A new heatwave is on its way to Estonia and the surrounding region, starting this weekend, the state weather service (Rigii ilmateenistus) and other experts say, with the mercury likely to exceed 33C and even reach 35C in some places. Meanwhile, last month's heatwave may make June the hottest month of the summer, a phenomenon experienced both last year and the year before.
Temperatures could hit the 35C-mark next Wednesday, which meteorologist and ETV weather forecaster Taimi Paljak says is extremely high.
"We do not [usually] forecast [temperature] records, but the temperature will rise to a record high," she said.
The current all-time temperature high in Estonia was recorded in the summer of 1992, at 35.6C in Võru.
June temperature records were smashed at least twice in succession last month, with the final maximum chalked up at 34.6C. The average monthly air temperature for the month also hit a new record, of 18.8C.
This can make June the hottest summer month for the third year in a row, which climatologist Ain Kallis called unusual hitherto.
Kallis said: "Usually July is known as the hottest month, followed by August, and only then by June."
This weekend, temperatures can rise to around 30C, with the highest temperatures likely in the east of the country, before Sunday brings a brief respite in lower temperatures before the new week's heat wave begins in earnest (see ETV's four-day forecast below).
The second half of next week should be accompanied by receding temperatures, Taimi Paljak said, adding that while ore heatwaves may recur through the rest of the summer, they are not likely to be as long in duration as either the latest one or last month's highs.
A return of the thunderstorms seen this week is on the cards later next week as well.
Saturday starts clear and sunny, turns cloudy and hot before returning to morning's conditions
As for today, Saturday, morning (Hommik) starts clear virtually everywhere except the far west, with fairly even temperatures of 24-26C nationwide.
Daytime (Paev) brings both cloud, particularly in the north and west, and a temperature differential on the islands, where it will be considerably cooler (25-27C) than on the mainland (31-33C). A south-easterly breeze continues to blow.
Evening sees a return to the morning's clear skies and uniform temperatures, 24-26C.
Ain Kallis warned of the dangers of heatwaves, saying that in apartments or houses which lack air conditioning units, the best approach, while it may sound counter-intuitive, is to keep windows closed daytime, and open them in the evening.
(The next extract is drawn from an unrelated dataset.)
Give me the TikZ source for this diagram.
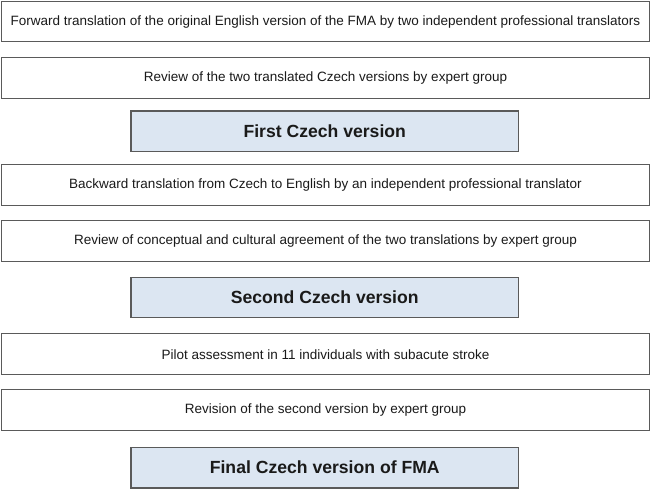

Part of the problem this year is that nights have often remained warm and muggy, keeping average temperatures high – close to 20C – and providing little respite.
Most heat-waves in Estonia in recent years have tended to see a core of just a few days of highs over 30C, surrounded by periods of around three weeks where the average temperature can be 20C or more. This happened in 2010, and again in 2018, Kallis said.